Творчество Ибсена действительно выражает собой протест этого твердого и крепкого мещанства против чуждых ему капиталистических начал и во имя... Вот тут-то и находится трудность вопроса. Во имя чего же, к чему собственно могло это крепкое мещанство звать в своей литературе, как к идеалу?

Прежде всего совершенно очевидно, что пророки такого мещанства должны были звать к индивидуализму, к личности сильной и независимой, к могучей воле: это не только были основные добродетели их предков в золотой век норвежской мужицко-рыбацкой экономики, но это был также залог возможности отстоять себя от капиталистической стихии.
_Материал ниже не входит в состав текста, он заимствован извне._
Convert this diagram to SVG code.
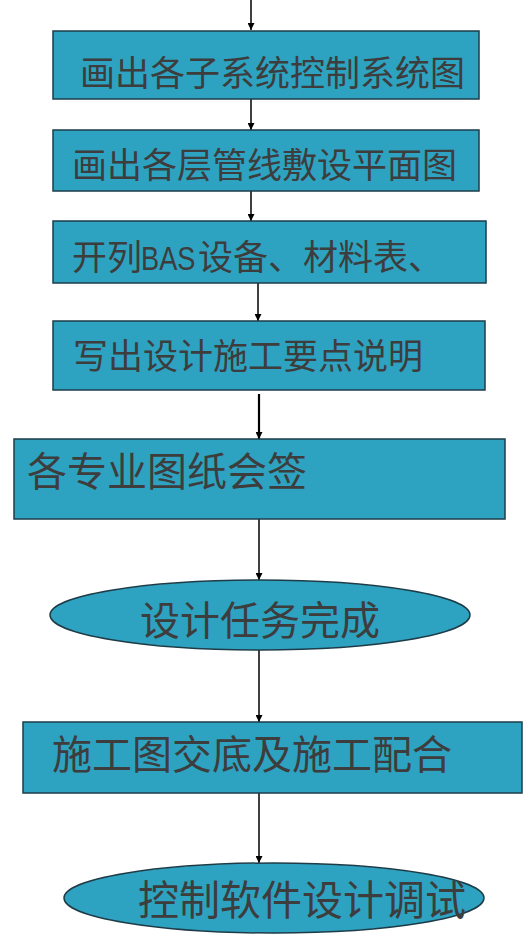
<svg xmlns="http://www.w3.org/2000/svg" width="528" height="949" viewBox="0 0 528 949">
<style>
.n{fill:#2EA3C1;stroke:#1d3c48;stroke-width:1.5}
.t{font-family:"Noto Sans CJK SC","Noto Sans",sans-serif;fill:#3d3d3d}
.c{stroke:#000;stroke-width:1.5;fill:none;marker-end:url(#ah)}
</style>
<defs>
<marker id="ah" viewBox="0 0 10 10" refX="10" refY="5" markerWidth="7" markerHeight="7" markerUnits="userSpaceOnUse" orient="auto">
<path d="M0,0 L10,5 L0,10 z" fill="#000"/>
</marker>
</defs>
<rect width="528" height="949" fill="#fff"/>
<g id="connectors">
<line class="c" x1="251" y1="0" x2="251" y2="30"/>
<line class="c" x1="251" y1="99" x2="251" y2="130"/>
<line class="c" x1="251" y1="191" x2="251" y2="221"/>
<line class="c" x1="258" y1="283" x2="258" y2="321"/>
<line class="c" x1="259" y1="394" x2="259" y2="439" style="stroke-width:2.2"/>
<line class="c" x1="259" y1="518" x2="259" y2="580"/>
<line class="c" x1="259" y1="650" x2="259" y2="722"/>
<line class="c" x1="259" y1="793" x2="259" y2="863"/>
</g>
<g id="node1">
<rect class="n" x="53" y="31" width="426" height="68"/>
<text class="t" x="80" y="86" font-size="35">画出各子系统控制系统图</text>
</g>
<g id="node2">
<rect class="n" x="53" y="130" width="426" height="61"/>
<text class="t" x="72" y="178" font-size="35">画出各层管线敷设平面图</text>
</g>
<g id="node3">
<rect class="n" x="53" y="221" width="433" height="62"/>
<text class="t" x="72" y="270" font-size="35">开列</text>
<text class="t" transform="translate(141,270) scale(0.8,1)" font-family="'Liberation Sans',sans-serif" font-size="34" style="font-family:'Liberation Sans',sans-serif">BAS</text>
<text class="t" x="198" y="270" font-size="35">设备、材料表、</text>
</g>
<g id="node4">
<rect class="n" x="53" y="321" width="432" height="69"/>
<text class="t" x="73" y="369" font-size="35">写出设计施工要点说明</text>
</g>
<g id="node5">
<rect class="n" x="14" y="439" width="491" height="80"/>
<text class="t" x="27" y="486" font-size="40">各专业图纸会签</text>
</g>
<g id="node6">
<ellipse class="n" cx="260" cy="615" rx="210" ry="35"/>
<text class="t" x="140" y="635" font-size="40">设计任务完成</text>
</g>
<g id="node7">
<rect class="n" x="23" y="722" width="499" height="71"/>
<text class="t" x="52" y="769" font-size="40">施工图交底及施工配合</text>
</g>
<g id="node8">
<ellipse class="n" cx="274" cy="898" rx="210" ry="35"/>
<text class="t" x="138" y="915" font-size="41">控制软件设计调试</text>
</g>
</svg>
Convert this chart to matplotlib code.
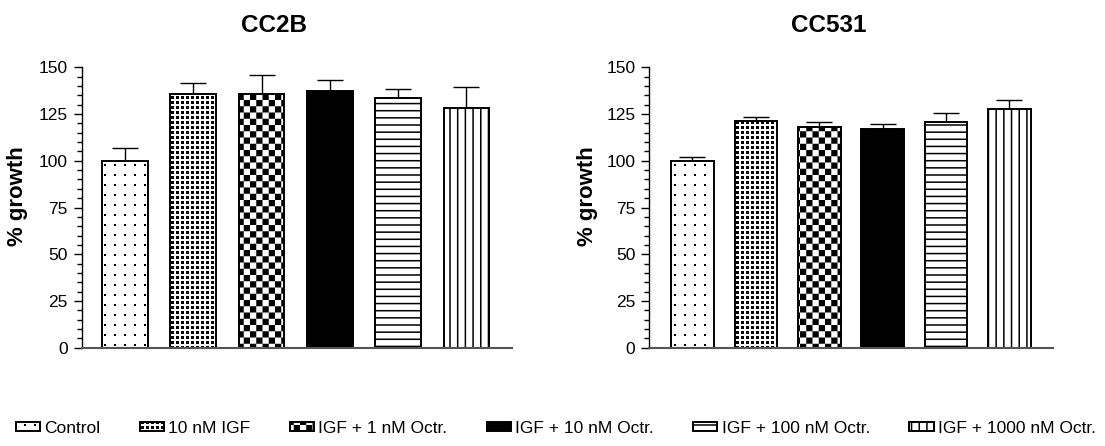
import numpy as np
import matplotlib
matplotlib.use("Agg")
import matplotlib.pyplot as plt
import matplotlib.hatch as mhatch
from matplotlib.path import Path

groups = ["Control", "10 nM IGF", "IGF + 1 nM Octr.", "IGF + 10 nM Octr.",
          "IGF + 100 nM Octr.", "IGF + 1000 nM Octr."]
cc2b_mean = [100, 135.5, 135.5, 137.3, 133.7, 128.1]
cc2b_sem = [7.0, 5.9, 10.2, 5.9, 4.6, 11.5]
cc531_mean = [100, 121.5, 118.0, 116.9, 120.5, 127.6]
cc531_sem = [2.1, 2.1, 2.7, 2.9, 5.2, 4.9]

hatches = [".", "o", "x", None, "-", "|"]
faces = ["white", "white", "white", "black", "white", "white"]

DPI = 100
plt.rcParams["font.family"] = ["Liberation Sans", "DejaVu Sans"]
plt.rcParams["hatch.linewidth"] = 1.1
PX = 1.0 / DPI   # hatch tile = 1 inch
STROKE = plt.rcParams["hatch.linewidth"] / 72 * DPI * PX


#### custom hatches: dot grids, checkerboard, plain lines
class Squares(mhatch.HatchPatternBase):
    char, n, frac, checker = ".", 10, 0.2, False

    def __init__(self, hatch, density):
        on = hatch is not None and self.char in hatch
        self.cells = [(i, j) for i in range(self.n) for j in range(self.n)
                      if on and (not self.checker or (i + j) % 2 == 0)]
        self.num_vertices = 5 * len(self.cells)

    def set_vertices_and_codes(self, vertices, codes):
        step = 1.0 / self.n
        half = max(self.frac * step - STROKE, 0.3 * PX) / 2
        sq = np.array([[-1, -1], [1, -1], [1, 1], [-1, 1], [-1, -1]]) * half
        for k, (i, j) in enumerate(self.cells):
            vertices[5*k:5*k+5] = sq + [(i + 0.5) * step, (j + 0.5) * step]
            codes[5*k:5*k+5] = [Path.MOVETO, Path.LINETO, Path.LINETO,
                                Path.LINETO, Path.CLOSEPOLY]


class Lines(mhatch.HatchPatternBase):
    char, n, vertical = "-", 14, False

    def __init__(self, hatch, density):
        on = hatch is not None and self.char in hatch
        self.num_vertices = 2 * self.n if on else 0

    def set_vertices_and_codes(self, vertices, codes):
        pos = (np.arange(self.n) + 0.5) / self.n
        v = np.zeros((2 * self.n, 2))
        v[1::2, 0] = 1
        v[0::2, 1] = pos
        v[1::2, 1] = pos
        vertices[:] = v[:, ::-1] if self.vertical else v
        codes[0::2] = Path.MOVETO
        codes[1::2] = Path.LINETO


class SparseDots(Squares):
    char, n, frac = ".", 10, 0.2

class DenseDots(Squares):
    char, n, frac = "o", 20, 0.6

class Checker(Squares):
    char, n, frac, checker = "x", 16, 1.0, True

class HLines(Lines):
    char, n = "-", 14

class VLines(Lines):
    char, n, vertical = "|", 13, True

mhatch._hatch_types[:] = [SparseDots, DenseDots, Checker, HLines, VLines]


fig = plt.figure(figsize=(1105 / DPI, 446 / DPI), dpi=DPI)
ax1 = fig.add_axes([0.0739, 0.2204, 0.3894, 0.6287])
ax2 = fig.add_axes([0.5876, 0.2204, 0.3651, 0.6287])

x = np.arange(len(groups))
panels = [(ax1, "CC2B", cc2b_mean, cc2b_sem, (-0.634, 5.666), 0.448, -0.15),
          (ax2, "CC531", cc531_mean, cc531_sem, (-0.681, 5.682), 0.4455, -0.152)]

for ax, title, mean, sem, xlim, tx, lx in panels:
    bars = ax.bar(x, mean, width=0.67, color=faces, edgecolor="black",
                  linewidth=1.4, hatch=hatches, zorder=2)
    ax.errorbar(x, mean, yerr=[np.zeros(len(sem)), sem], fmt="none",
                ecolor="black", elinewidth=1.0, capsize=9.5, capthick=1.0,
                zorder=1)
    ax.set_xlim(*xlim)
    ax.set_ylim(0, 150)
    ax.set_yticks(np.arange(0, 151, 25))
    ax.set_yticks(np.arange(0, 151, 5), minor=True)
    ax.set_xticks([])
    ax.tick_params(axis="y", which="major", length=6, width=1.0, labelsize=12.5,
                   pad=4)
    ax.tick_params(axis="y", which="minor", length=3.5, width=1.0)
    ax.spines[["top", "right"]].set_visible(False)
    ax.spines["left"].set_linewidth(1.0)
    ax.spines["bottom"].set_linewidth(1.5)
    ax.spines["bottom"].set_color("#555555")
    ax.set_ylabel("% growth", fontsize=16, fontweight="bold", va="center")
    ax.yaxis.set_label_coords(lx, 0.54)
    ax.text(tx, 1.127, title, transform=ax.transAxes, ha="center",
            va="baseline", fontsize=17.5, fontweight="bold")

fig.legend(bars, groups, loc="center", bbox_to_anchor=(0.008, 0.02, 0.99, 0.04),
           mode="expand", ncol=6, frameon=False, fontsize=12.5,
           handlelength=1.4, handleheight=0.5, handletextpad=0.25,
           borderaxespad=0)

fig.savefig("out.png", dpi=DPI)
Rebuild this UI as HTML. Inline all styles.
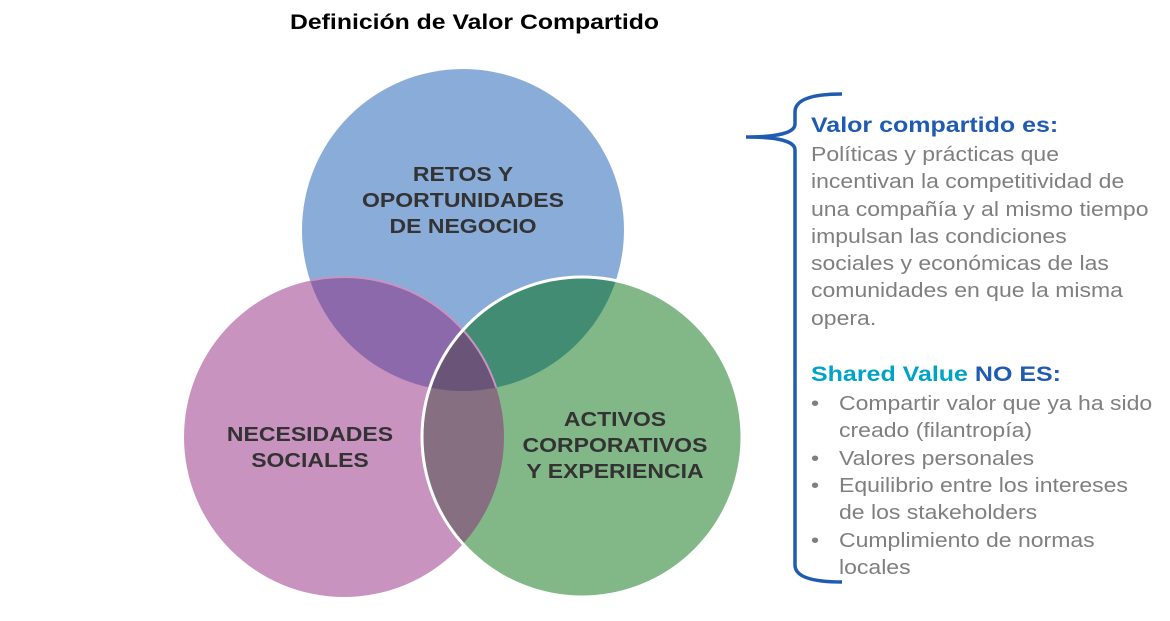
<!DOCTYPE html>
<html><head><meta charset="utf-8"><style>
body{margin:0;width:1170px;height:621px;background:#fff;overflow:hidden;position:relative;font-family:"Liberation Sans",sans-serif}
.t{position:absolute;white-space:nowrap;transform-origin:0 0;transform:scaleX(1.19)}
.c{position:absolute;white-space:nowrap;text-align:center;font-size:20px;font-weight:bold;color:#333;line-height:26px;transform:scaleX(1.15)}
.g{color:#7f7f7f;font-size:20px;line-height:27.3px;transform:scaleX(1.15)}
</style></head><body>
<svg width="1170" height="621" style="position:absolute;left:0;top:0">
<defs>
<clipPath id="cT"><circle cx="463" cy="230" r="161"/></clipPath>
<clipPath id="cR"><circle cx="582" cy="437" r="160"/></clipPath>
</defs>
<circle cx="463" cy="230" r="161" fill="#8AACD8"/>
<circle cx="344" cy="437" r="160" fill="#C993C0"/>
<circle cx="344" cy="437" r="160" fill="#8B69AB" clip-path="url(#cT)"/>
<circle cx="582" cy="437" r="160" fill="#82B887"/>
<circle cx="582" cy="437" r="160" fill="#418C73" clip-path="url(#cT)"/>
<g clip-path="url(#cR)"><circle cx="344" cy="437" r="160" fill="#866F80"/>
<g clip-path="url(#cT)"><circle cx="344" cy="437" r="160" fill="#6A5578"/></g></g>
<circle cx="344" cy="437" r="160" fill="none" stroke="#C993C0" stroke-width="2" clip-path="url(#cT)"/>
<circle cx="582" cy="437" r="160" fill="none" stroke="#fff" stroke-width="3"/>
<path d="M842 94 Q795 94 795 112 L795 124 Q795 137 746 137 Q795 137 795 150 L795 565 Q795 582 842 582" fill="none" stroke="#1F5BB0" stroke-width="3.5"/>
</svg>
<div class="t" style="left:290px;top:11px;font-size:21px;font-weight:bold;color:#000;transform:scaleX(1.18)">Definición de Valor Compartido</div>
<div class="c" style="left:343px;top:162px;width:240px">RETOS Y<br>OPORTUNIDADES<br>DE NEGOCIO</div>
<div class="c" style="left:200px;top:422px;width:220px">NECESIDADES<br>SOCIALES</div>
<div class="c" style="left:505px;top:407px;width:220px">ACTIVOS<br>CORPORATIVOS<br>Y EXPERIENCIA</div>
<div class="t" style="left:811px;top:114px;font-size:21px;font-weight:bold;color:#1F5BB0">Valor compartido es:</div>
<div class="t g" style="left:811px;top:142px">Políticas y prácticas que<br>incentivan la competitividad de<br>una compañía y al mismo tiempo<br>impulsan las condiciones<br>sociales y económicas de las<br>comunidades en que la misma<br>opera.</div>
<div class="t" style="left:811px;top:363px;font-size:21px;font-weight:bold;color:#1F5BB0"><span style="color:#00A3C8">Shared Value</span> NO ES:</div>
<div class="t g" style="left:811px;top:391px">•</div>
<div class="t g" style="left:839px;top:391px">Compartir valor que ya ha sido<br>creado (filantropía)</div>
<div class="t g" style="left:811px;top:446px">•</div>
<div class="t g" style="left:839px;top:446px">Valores personales</div>
<div class="t g" style="left:811px;top:473px">•</div>
<div class="t g" style="left:839px;top:473px">Equilibrio entre los intereses<br>de los stakeholders</div>
<div class="t g" style="left:811px;top:528px">•</div>
<div class="t g" style="left:839px;top:528px">Cumplimiento de normas<br>locales</div>
</body></html>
Однако говорить о сильной воле несколько смешно, если при этом не указывать никакой цели для этой воли. Конечно, возможны были чисто консервативные тенденции борьбы с капитализмом во имя сохранения независимости мелкого ремесла и торговли. Но это мелкое ремесло и торговля, хотя медленнее, чем в других странах, все же фатально разрушались наступлением капитализма, а вышедшая из рядов мелкой буржуазии интеллигенция не могла просто примириться с консервативными позициями, она должна была их как-то идеализировать, приподнять, придать этим лозунгам блеск, стремление вперед» к высшим культурным формам.

Тут-то и начиналась подлинная трудность, ибо мещанство не в состоянии было создать какого бы то ни было нового общественного идеала, оно перестало верить в прочность прошлого, оно все более видело податливость и угодливость со стороны своего класса в настоящем и не могло нарисовать каких бы то ни было подкупающих перспектив для будущего.

С этой точки зрения совершенно права Роза Люксембург, когда она говорит, что Ибсен при всей своей огромной талантливрсти не обладал таким образованием, которое открыло бы перед ним основные тенденции его эпохи, и дал поразительно мало положительного.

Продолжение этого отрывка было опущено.